Here are five key takeaways from their remarks.

1) Saltwater from the oceans makes up 97 percent of the water on the planet and is too salty to drink or too grow food.

2) Only the remaining 3 percent of the earth's water is freshwater — potentially usable by humans. "And the reality of course is that 3 percent isn't really available to us, mostly, as well. The vast majority of the world's fresh water is locked up in the ice caps of Antarctica and Greenland, in glaciers on land, and in deep groundwater that's not accessible to us. And the water that humans use in our rivers and our lakes — and a little bit in soil moisture and what falls as rain that we capture immediately — is a tiny, tiny fraction of the world's water. And that's what we depend upon," said Peter Gleick.

3) There is a growing epidemic of armed conflict around the world associated with water.

4) According to Gleick, the increase is correlated with water scarce-areas of the world where we have rising populations and growing demands on water due to their growing economies. "The vast majority of the cases [of conflicts] are not nation-to-nation conflicts," he said. "It's subnational conflicts. It's individuals disputing over access to water. It's non-governmental militias. It's civil conflicts."

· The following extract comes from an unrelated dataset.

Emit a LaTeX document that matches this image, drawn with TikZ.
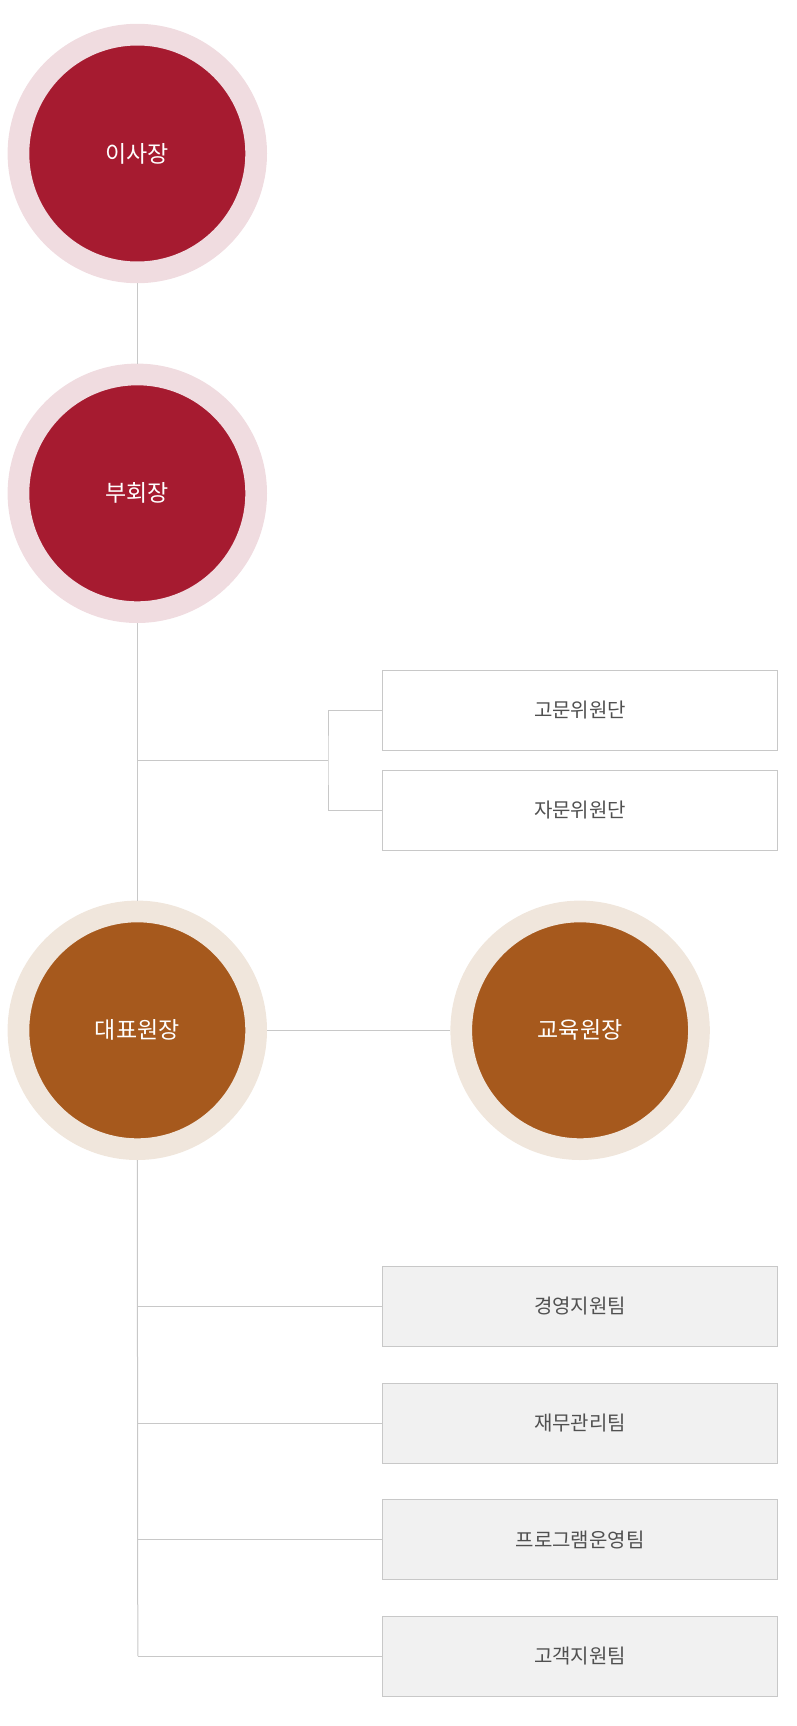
\documentclass[tikz,border=0pt]{standalone}
\usepackage{fontspec}
\setmainfont{Noto Sans CJK KR}
\definecolor{redin}{RGB}{166,27,48}
\definecolor{redout}{RGB}{240,220,224}
\definecolor{brin}{RGB}{166,89,29}
\definecolor{brout}{RGB}{240,230,220}
\definecolor{lncol}{RGB}{200,200,200}
\definecolor{boxfill}{RGB}{241,241,241}
\definecolor{txtgray}{RGB}{80,80,80}
\tikzset{
  redcirc/.style={circle, inner sep=0pt, minimum size=237.7pt, line width=21.7pt, fill=redin, draw=redout, text=white, font=\fontsize{23}{27}\selectfont},
  brcirc/.style={circle, inner sep=0pt, minimum size=237.7pt, line width=21.7pt, fill=brin, draw=brout, text=white, font=\fontsize{23}{27}\selectfont},
  wbox/.style={rectangle, inner sep=0pt, minimum width=395pt, minimum height=80pt, fill=white, draw=lncol, line width=1pt, text=txtgray, font=\fontsize{20}{24}\selectfont},
  gbox/.style={wbox, fill=boxfill},
  conn/.style={draw=lncol, line width=1pt}
}
\begin{document}
\begin{tikzpicture}[x=1pt,y=-1pt]
\useasboundingbox (0,0) rectangle (797,1726);
\node[redcirc] (c1) at (137.3,153.5) {이사장};
\node[redcirc] (c2) at (137.3,493.3) {부회장};
\node[brcirc] (c3) at (137.3,1030.3) {대표원장};
\node[brcirc] (c4) at (580.1,1030.3) {교육원장};
\node[wbox] (a1) at (580,710.3) {고문위원단};
\node[wbox] (a2) at (580,810.3) {자문위원단};
\node[gbox] (b1) at (580,1306.4) {경영지원팀};
\node[gbox] (b2) at (580,1423) {재무관리팀};
\node[gbox] (b3) at (580,1539.5) {프로그램운영팀};
\node[gbox] (b4) at (580,1656) {고객지원팀};
\coordinate (j1) at (137.3,760.3);
\coordinate (j2) at (328,760.3);
\coordinate (bend) at (137.8,1656);
\draw[conn] (c1) -- (c2);
\draw[conn] (c2) -- (c3);
\draw[conn] (c3) -- (c4);
\draw[conn] (j1) -- (j2);
\draw[conn] (a1.west) -| (j2) |- (a2.west);
\draw[conn] (c3.south) -- (bend);
\draw[conn] (bend) -- (b4.west);
\draw[conn] (b1.west -| bend) -- (b1.west);
\draw[conn] (b2.west -| bend) -- (b2.west);
\draw[conn] (b3.west -| bend) -- (b3.west);
\end{tikzpicture}
\end{document}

5) Reducing conflict could be achieved by a number of measures, including turning wastewater into potable water. The U of M's Kate Brauman argued that even a water-rich place like Minnesota should look at such options. "What if instead of looking at that as a challenge, we looked at it as an opportunity — as a way to reimagine our water system so that we used water differently?" Brauman asked. "Recycling wastewater is kind of hard to do in the system we have now. But we could build a system where that was part of every house and every business."

The Nobel Peace Prize Forum was held in September 2018 at Augsburg University in Minneapolis.